Рассмотрим сначала этот последний пункт. Батлер утверждал, что себялюбие или любовь к себе – это высшее начало человека. «Если страсть берёт верх над любовью к себе, действие, вытекающее из этого, не будет естественным, но если себялюбие берёт верх над страстью, действие естественно: ясно, что в человеческой природе любовь к себе есть начало, высшее по отношению к страсти, поскольку последняя может противоречить себе, не нарушая природы, в то время как первое не может. Так что, если мы действуем в соответствии с устройством человеческой природы, действиями должна руководить любовь к себе». Но это не привело его к утверждению, что себялюбие и совесть тождественны. По мнению Батлера, оба они, как правило, совпадают, но именно утверждение этого предполагает, что они не одно и то же.

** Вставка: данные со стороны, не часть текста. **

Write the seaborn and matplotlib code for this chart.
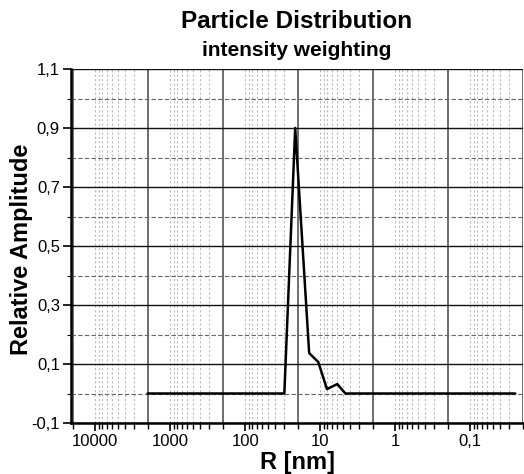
import numpy as np
import pandas as pd
import matplotlib
matplotlib.use("Agg")
import matplotlib.pyplot as plt
import matplotlib.ticker as mticker
import seaborn as sns

# data
radius_nm = [2000, 30, 21.5, 14, 10.6, 8.1, 5.9, 4.6, 0.025]
amplitude = [0.0, 0.0, 0.9, 0.137, 0.107, 0.015, 0.032, 0.0, 0.0]
x_tick_values = [10000, 1000, 100, 10, 1, 0.1]
x_tick_labels = ["10000", "1000", "100", "10", "1", "0,1"]
y_tick_values = [-0.1, 0.1, 0.3, 0.5, 0.7, 0.9, 1.1]
y_tick_labels = ["-0,1", "0,1", "0,3", "0,5", "0,7", "0,9", "1,1"]

sns.set_style("white")
plt.rcParams['font.family'] = ['Liberation Sans', 'DejaVu Sans']
plt.rcParams['text.color'] = 'black'
plt.rcParams['axes.labelcolor'] = 'black'

df = pd.DataFrame({"R": radius_nm, "amp": amplitude})

fig = plt.figure(figsize=(5.24, 4.74), dpi=100)
ax = fig.add_axes([71/524, 1-423/474, (523-71)/524, (423-69)/474])

# grid
for dec in range(-2, 5):
    for m in range(1, 10):
        v = m * 10.0**dec
        if m == 2:
            ax.axvline(v, color="#555555", lw=1.2, zorder=1)
        else:
            ax.axvline(v, color="#bbbbbb", lw=0.8, ls=(0, (2, 2)), zorder=1)
for yv in y_tick_values:
    ax.axhline(yv, color="#111111", lw=1.0, zorder=1)
for yv in [0.0, 0.2, 0.4, 0.6, 0.8, 1.0]:
    ax.axhline(yv, color="#666666", lw=0.8, ls=(0, (4, 2)), zorder=1)

sns.lineplot(data=df, x="R", y="amp", ax=ax, color="black", lw=1.8, sort=False, zorder=3)

ax.set_xscale("log")
ax.set_xlim(2.1e4, 0.0197)
ax.set_ylim(-0.1, 1.1)

ax.xaxis.set_major_locator(mticker.FixedLocator(x_tick_values))
ax.xaxis.set_major_formatter(mticker.FixedFormatter(x_tick_labels))
ax.xaxis.set_minor_locator(mticker.LogLocator(base=10, subs=np.arange(2, 10), numticks=20))
ax.xaxis.set_minor_formatter(mticker.NullFormatter())
ax.set_yticks(y_tick_values)
ax.set_yticklabels(y_tick_labels)
ax.set_yticks([0.0, 0.2, 0.4, 0.6, 0.8, 1.0], minor=True)

ax.tick_params(axis="both", which="major", direction="out", length=6, width=1.2,
               labelsize=12, colors="black", pad=2)
ax.tick_params(axis="x", which="minor", direction="out", length=4, width=1.0, colors="black")
ax.tick_params(axis="y", which="minor", direction="out", length=3, width=0.8, colors="black")
ax.xaxis.set_ticks_position("bottom")
ax.yaxis.set_ticks_position("left")

for s in ["top", "right"]:
    ax.spines[s].set_visible(False)
for s in ["left", "bottom"]:
    ax.spines[s].set_color("black")
    ax.spines[s].set_linewidth(1.8)

ax.set_xlabel("R [nm]", fontsize=17, fontweight="bold", labelpad=1, color="black")
ax.set_ylabel("Relative Amplitude", fontsize=17, fontweight="bold", color="black")
ax.yaxis.set_label_coords(-0.084, 0.49)

fig.text(297/524, 1-22/474, "Particle Distribution", ha="center", va="center",
         fontsize=17.5, fontweight="bold", color="black")
fig.text(297/524, 1-50/474, "intensity weighting", ha="center", va="center",
         fontsize=15, fontweight="bold", color="black")

fig.savefig("out.png", dpi=100)
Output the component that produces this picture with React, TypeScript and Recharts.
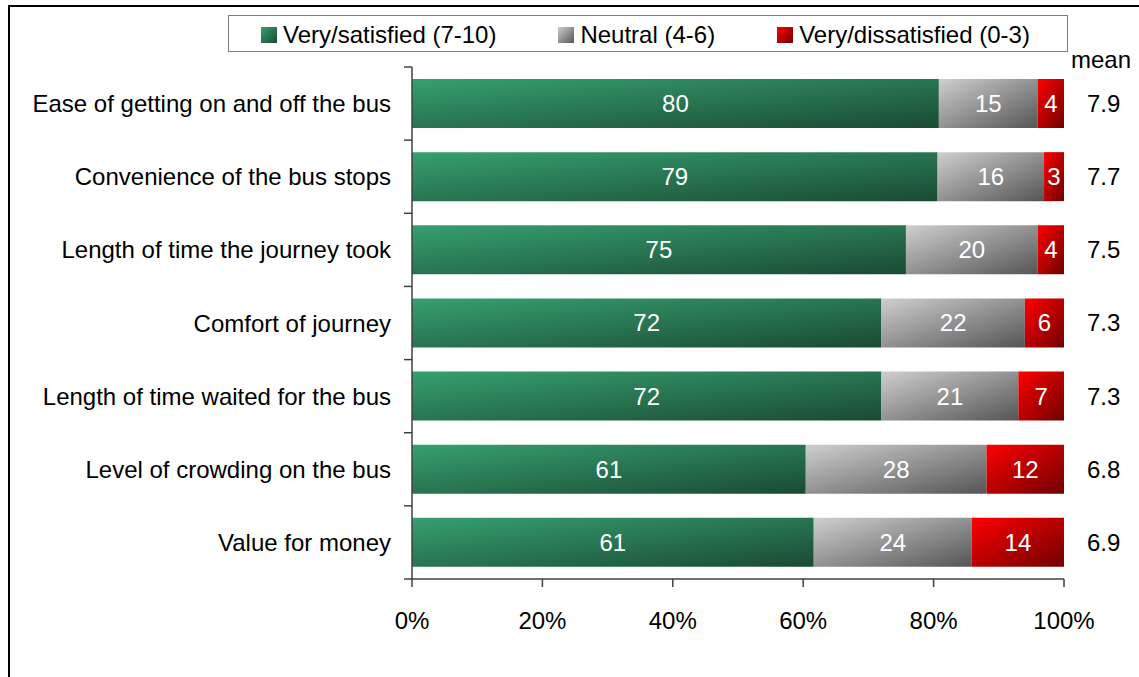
import React from 'react'
import { BarChart, Bar, XAxis, YAxis, LabelList } from 'recharts'

const categories = [
  'Ease of getting on and off the bus',
  'Convenience of the bus stops',
  'Length of time the journey took',
  'Comfort of journey',
  'Length of time waited for the bus',
  'Level of crowding on the bus',
  'Value for money',
]
const satisfied = [80, 79, 75, 72, 72, 61, 61]
const neutral = [15, 16, 20, 22, 21, 28, 24]
const dissatisfied = [4, 3, 4, 6, 7, 12, 14]
const means = [7.9, 7.7, 7.5, 7.3, 7.3, 6.8, 6.9]
const xTicks = [0, 0.2, 0.4, 0.6, 0.8, 1]

const data = categories.map((name, i) => ({
  name,
  satisfied: satisfied[i],
  neutral: neutral[i],
  dissatisfied: dissatisfied[i],
  mean: means[i],
}))

const FONT = '"Liberation Sans", Arial, sans-serif'
const AXIS = '#404040'
const BAND = 512 / categories.length

const legendItems = [
  { label: 'Very/satisfied (7-10)', from: '#36a06f', to: '#1a4a33' },
  { label: 'Neutral (4-6)', from: '#cfcfcf', to: '#555555' },
  { label: 'Very/dissatisfied (0-3)', from: '#ff0000', to: '#700000' },
]

const CategoryTick = (props: any) => {
  const { x, y, payload, index } = props
  const axisX = x + 21
  return (
    <g>
      <text x={x} y={y} dy="0.355em" textAnchor="end" fontSize={24} fill="#000">
        {payload.value}
      </text>
      <line x1={axisX - 8} x2={axisX} y1={y - BAND / 2} y2={y - BAND / 2} stroke={AXIS} strokeWidth={1.5} />
      {index === categories.length - 1 && (
        <line x1={axisX - 8} x2={axisX} y1={y + BAND / 2} y2={y + BAND / 2} stroke={AXIS} strokeWidth={1.5} />
      )}
    </g>
  )
}

export default function App() {
  return (
    <div
      style={{
        position: 'fixed',
        left: 0,
        top: 0,
        width: 1139,
        height: 677,
        background: '#fff',
        overflow: 'hidden',
        fontFamily: FONT,
      }}
    >
      <div
        style={{
          position: 'absolute',
          left: 8,
          top: 5,
          width: 1200,
          height: 700,
          borderLeft: '2px solid #000',
          borderTop: '2px solid #000',
        }}
      />
      <div style={{ position: 'absolute', left: 0, top: 0 }}>
        <BarChart
          width={1139}
          height={677}
          data={data}
          layout="vertical"
          stackOffset="expand"
          barCategoryGap={12}
          margin={{ top: 67, right: 75, bottom: 48, left: 12 }}
        >
          <defs>
            {legendItems.map((it, i) => (
              <linearGradient key={i} id={`grad${i}`} x1="0" y1="0" x2="1" y2="1">
                <stop offset="0%" stopColor={it.from} />
                <stop offset="100%" stopColor={it.to} />
              </linearGradient>
            ))}
          </defs>
          <XAxis
            type="number"
            domain={[0, 1]}
            ticks={xTicks}
            tickFormatter={(v: number) => `${Math.round(v * 100)}%`}
            height={50}
            tickSize={8}
            tickMargin={25}
            axisLine={{ stroke: AXIS, strokeWidth: 1.5 }}
            tickLine={{ stroke: AXIS, strokeWidth: 1.5 }}
            tick={{ fill: '#000', fontSize: 24 }}
          />
          <YAxis
            type="category"
            dataKey="name"
            width={400}
            tickSize={8}
            tickMargin={13}
            tickLine={false}
            axisLine={{ stroke: AXIS, strokeWidth: 1.5 }}
            tick={<CategoryTick />}
            interval={0}
          />
          <Bar dataKey="satisfied" stackId="a" fill="url(#grad0)" isAnimationActive={false}>
            <LabelList dataKey="satisfied" position="center" fill="#fff" fontSize={24} />
          </Bar>
          <Bar dataKey="neutral" stackId="a" fill="url(#grad1)" isAnimationActive={false}>
            <LabelList dataKey="neutral" position="center" fill="#fff" fontSize={24} />
          </Bar>
          <Bar dataKey="dissatisfied" stackId="a" fill="url(#grad2)" isAnimationActive={false}>
            <LabelList dataKey="dissatisfied" position="center" fill="#fff" fontSize={24} />
            <LabelList
              dataKey="mean"
              position="right"
              offset={23}
              fill="#000"
              fontSize={24}
              formatter={(v: any) => Number(v).toFixed(1)}
            />
          </Bar>
        </BarChart>
      </div>
      <div
        style={{
          position: 'absolute',
          left: 1071,
          top: 46,
          fontSize: 24,
          lineHeight: 'normal',
          color: '#000',
        }}
      >
        mean
      </div>
      <div
        style={{
          position: 'absolute',
          left: 228,
          top: 15,
          width: 840,
          height: 37,
          boxSizing: 'border-box',
          border: '1px solid #808080',
          display: 'flex',
          alignItems: 'center',
          paddingLeft: 32,
          paddingTop: 2,
          fontSize: 24,
          color: '#000',
        }}
      >
        {legendItems.map((it, i) => (
          <div key={i} style={{ display: 'flex', alignItems: 'center', marginLeft: i === 0 ? 0 : 62 }}>
            <span
              style={{
                display: 'inline-block',
                width: 16,
                height: 16,
                marginRight: 6,
                background: `linear-gradient(135deg, ${it.from}, ${it.to})`,
              }}
            />
            <span style={{ whiteSpace: 'nowrap' }}>{it.label}</span>
          </div>
        ))}
      </div>
    </div>
  )
}
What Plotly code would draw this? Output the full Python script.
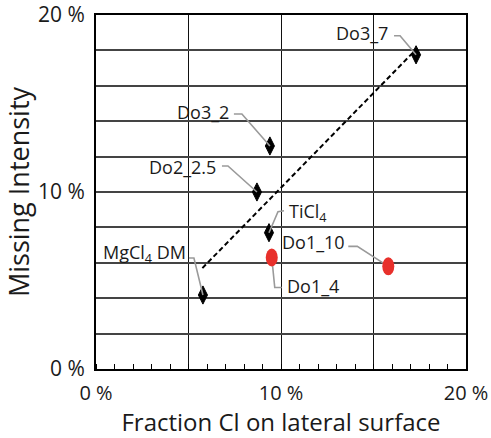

«Бросается в глаза, что в течение жизни нам редко предлагается дилемма между нашим долгом и тем, что мы называем интересом; и ещё реже возникает противоречие между нашим долгом и тем, что на самом деле составляет наш интерес, понимая под интересом счастье и удовлетворение». «Любовь к себе, следовательно, даже если её свести к интересу этого мира, обычно совершенно совпадает с добродетелью, побуждая нас вести одну и ту же жизнь». С другой стороны, «совесть и любовь к себе, если мы хотим достичь нашего истинного счастья, всегда ведут нас одним и тем же путём. Долг и личный интерес совпадают в большинстве случаев, когда речь идёт о делах этого мира, но совпадают полностью и во всех случаях, если принять в расчёт будущее в целом; на это указывает благое и справедливое управление вещами». Совесть может предписывать линию поведения, которая не согласуется или, кажется, не согласуется с нашим временным интересом, но в долгосрочной перспективе, если учесть будущую жизнь, совесть всегда предписывает то, что совпадает с нашим истинным интересом и способствует нашему полному счастью. Но из этого не следует, что совесть – это то же самое, что и любовь к себе, поскольку именно совесть говорит нам, что мы должны делать, чтобы способствовать нашему полному счастью как человеческих существ. Это также не означает, что мы должны делать то, что нам предписывает совесть, только для того, чтобы служить нашему собственному интересу. Ведь сказать, что совесть велит нам делать то, что служит нашему интересу, или что интерес и долг совпадают, – не то же самое, что сказать, что мы должны исполнять свой долг с целью обеспечить собственный интерес.